I don't remember the first Siegel and Shuster story I read. At a guess, I'd say it must have been in Brother Paul's copy of the Greatest Superman Stories Ever Told. I'd be lying if I said that everything changed instantly for me, but that version of Superman- the original, Golden Age version- lurked in my brain for a long time, much like the early, Gothic Golden Age Batman stuff did, informing everything I understood about the character.

And Golden Age Superman is Superman to me. There's compassion, righteousness, and energy in the stories. And anger, too. The anger of two kids who'd grown up through the Great Depression, when corruption and the evil deeds of the rich and powerful had forced destitution on the people, when Fascism had begun its march across Europe, when hope took the form of people banding together for the common good, of the strong choosing to help the weak instead of exploiting them.

That's the myth, anyway, but what is Superman if not a myth? The Golden Age Superman provides the soul that is sometimes missing from the later eras. Golden Age Superman wasn't the conservative, avuncular figure of the 50s and 60s, who wasted his days in a spiteful passive-aggressive cycle of deceit and practical jokery with Lois Lane. Neither was he Earth-Two Kal-L, the parallel world stand-in created in the 70s, recently beaten to death by a whinging strawman with severe entitlement issues (You know, I actually like a lot of Geoff Johns' writing. But his interpretation of Superboy Prime as the kind of fanboy he doesn't like was cringeworthy for the most part.)

Golden Age Superman is absolutely not a procrastinating self-doubter who weeps at the drop of a hat. I'm not saying a man shouldn't have a damn good cry every now and then, but if I never see a drawing with Superman in floods again, it'll be too soon.

The main offender here is George Perez's cover to Crisis on Infinite Earths #7, one that always ranks highly in polls of the greatest covers. I loathe it. It encapsulates several things I dislike in modern superhero comics: a pointless death, faux-classical pretention, and an ineffective Superman. Why on Earth do writers want to cut Superman's legs out from under him? Superman always finds a way. That is the point of Superman. I don't want grim, depressing, tortured, self-loathing quotation-marks-realism-end-quotation-marks in my Superman comics. That's what Daredevil's for.

Golden Age Superman is none of these things. He acts, unafraid of consequence. An embodiment of Roosevelt-era politics, a proletarian activist reversing the disparity of power. Scary, even, because the only thing keeping him in check is his own sense of morality, regardless of whether or not that means chucking a copper out of a window.

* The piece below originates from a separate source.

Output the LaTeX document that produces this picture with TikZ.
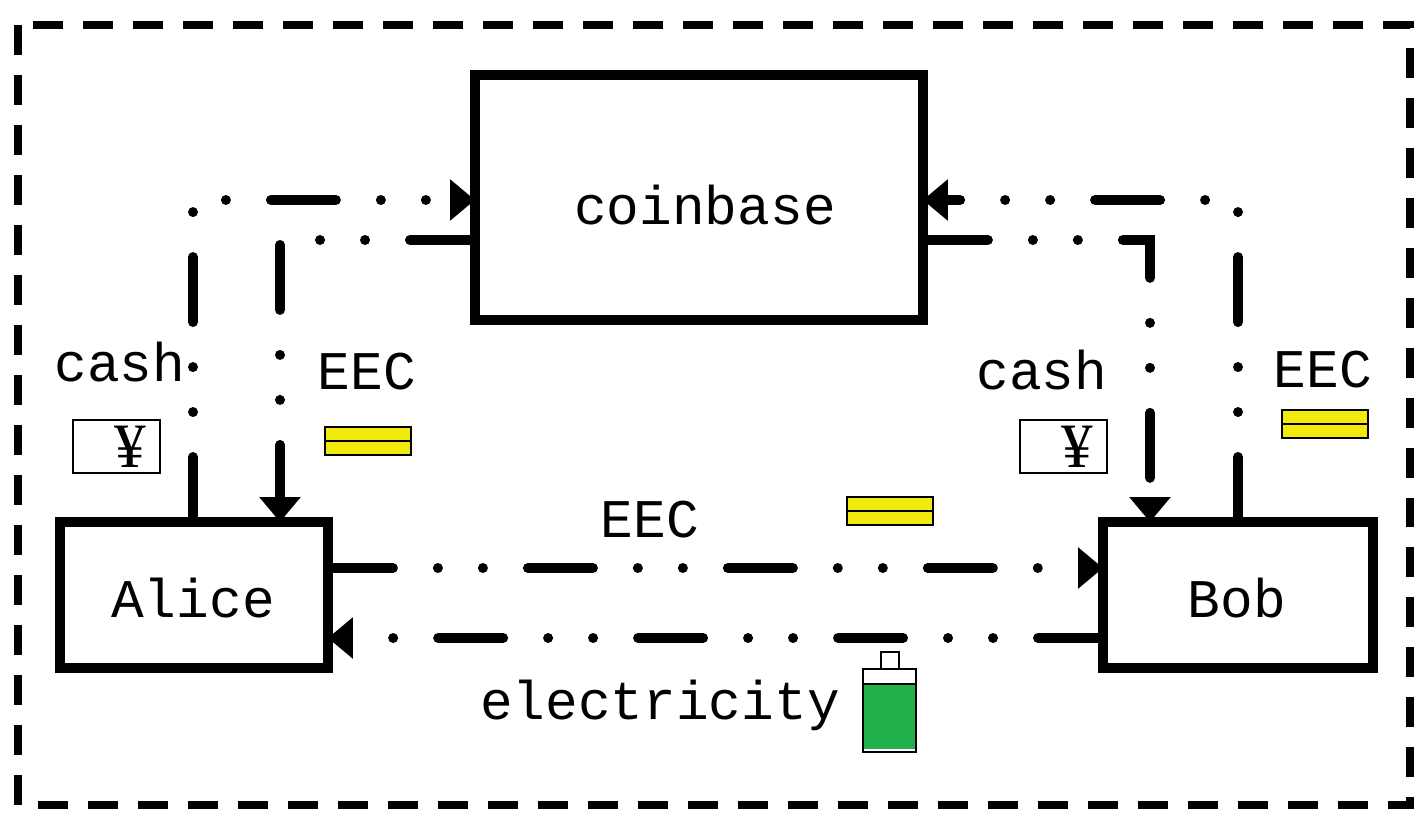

It lends the early comics a zeal and motion that's impossible not to get swept up in. I've seen it described (somewhere, I forget where) as almost outsider art, naïve even by the standards of the time. Remember, this was long after McCay's Little Nemo, and a contemporary of Dick Tracy and Hergé's Tintin. Outside of the rushed demands of periodical publishing, there's no real excuse for the crudity of the art. Bob Kane (or his ghost artists) were doing much better work for the same company at the same time. But it doesn't matter, because in this case enthusiasm trumps talent by a huge margin.

Odd to think that so often it's argued that Superman should be neutral as regards politics. Take the recent kerfuffle about Superman renouncing his American citizenship in a rubbish story. It was such an obvious provocation to people of a certain political mindset that, had it been me, I'd have been embarrassed getting angry.

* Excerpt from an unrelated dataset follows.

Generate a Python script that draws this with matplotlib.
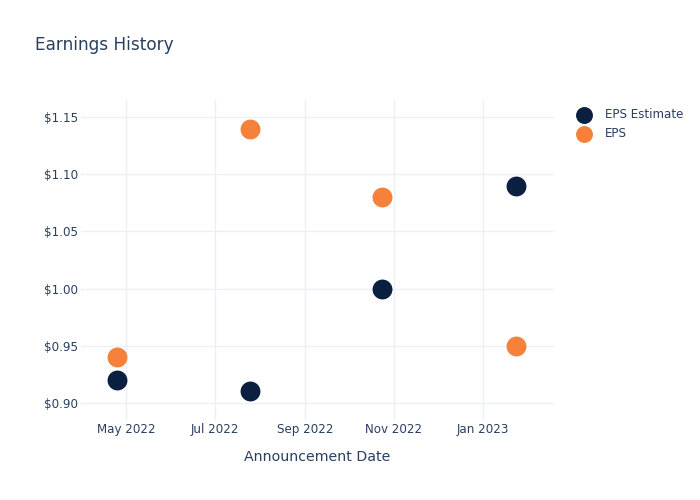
import matplotlib
matplotlib.use("Agg")
import matplotlib.pyplot as plt
import matplotlib.dates as mdates
import numpy as np
from datetime import datetime

dates = ["2022-04-25", "2022-07-25", "2022-10-24", "2023-01-24"]
eps_estimate = [0.92, 0.91, 1.00, 1.09]
eps_actual = [0.94, 1.14, 1.08, 0.95]
y_ticks = [0.90, 0.95, 1.00, 1.05, 1.10, 1.15]
x_ticks = ["2022-05-01", "2022-07-01", "2022-09-01", "2022-11-01", "2023-01-01"]

TEXT = "#2a3f5f"
GRID = "#ebf0f8"
NAVY = "#0b1f41"
ORANGE = "#f5813a"

x = [datetime.strptime(d, "%Y-%m-%d") for d in dates]
xt = [datetime.strptime(d, "%Y-%m-%d") for d in x_ticks]

fig = plt.figure(figsize=(7, 5), dpi=100)
ax = fig.add_axes([81/700, 80/500, 473/700, 320/500])

ax.scatter(x, eps_estimate, s=205, color=NAVY, label="EPS Estimate", zorder=3, linewidths=0)
ax.scatter(x, eps_actual, s=205, color=ORANGE, label="EPS", zorder=3, linewidths=0)

ax.set_xlim(datetime(2022, 3, 31), datetime(2023, 2, 19))
ax.set_ylim(0.885, 1.165)
ax.set_yticks(y_ticks)
ax.set_yticklabels([f"${v:.2f}" for v in y_ticks])
ax.set_xticks(xt)
ax.set_xticklabels([d.strftime("%b %Y") for d in xt])

ax.grid(True, color=GRID, linewidth=1)
ax.set_axisbelow(True)
for s in ax.spines.values():
    s.set_visible(False)
ax.tick_params(length=0, colors=TEXT, labelsize=8.6)
ax.tick_params(axis="x", pad=2)
ax.tick_params(axis="y", pad=2)

ax.set_xlabel("Announcement Date", color=TEXT, fontsize=10.2, labelpad=10)

fig.text(35/700, 1 - 44.5/500, "Earnings History", color=TEXT, fontsize=12.2, va="center", ha="left")

leg = ax.legend(loc="upper left", bbox_to_anchor=(567/700, 1 - 103/500), bbox_transform=fig.transFigure,
                frameon=False, fontsize=8.6, labelcolor=TEXT, handletextpad=0.75, borderaxespad=0,
                labelspacing=0.55, markerscale=0.85)

fig.savefig("out.png", dpi=100)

My problem with it, curiously, had nothing to do with Superman as much as it has to do with the unquestioned assumption that everything would be better if we didn't have countries and we were all one big united planet. When unexamined it sounds great, but I can't help but feel what is really being argued is that we should all be one big homogenous society, implicitly white, Western and capitalist. I don't know. I like my culture, I like my flag, and I don't like the way we have surrendered identity issues to reactionaries and bigots. To see Superman do so is unpleasant, and plays to the idea that only right-wingers are true Americans because look how fast the bleeding hearts turn their backs on their country. One thing I'm certain of is that I'm not going to renounce the Fair Country just because some Welsh folk do something I don't like.

I think it's a fair argument that in representing an American ideal, in his opposition to divisiveness, Superman should be portrayed as aloof from politics, that in character terms he would want to represent every American regardless of affiliation. Fair enough. But there's no way Clark Kent votes Republican, any more than Bruce Wayne votes Democrat. Ok, maybe his Midwestern upbringing counts against this interpretation. I mean, no pro-union socialist or liberal activist ever came from Kansas now, did they?

This is the long way round of saying, I am really looking forward to Grant Morrison's upcoming run on the rebooted Action Comics. I don't care about Superman's status quo, or whether he's married or not, or who amongst his supporting cast has bought the (Kent) farm, or what number they're going to stick on the cover. I don't care whether comment sections and message boards and The Twitter fill up with denunciations of a direction that isn't due to be published for months.

I don't care because with All-Star Superman, Grant Morrison was responsible for writing the greatest Superman story ever told. I don't care because Morrison is quoted in the New York Post as saying "We felt it was time for the big adventures of a 21st-century Paul Bunyan who fights for the weak and downtrodden against bullies of all kinds, from robot invaders and crime lords to corrupt city officials." I don't care because if Morrison fulfills the promise of that quote, then for the first time in seventy odd years, the original Superman gets to fly again.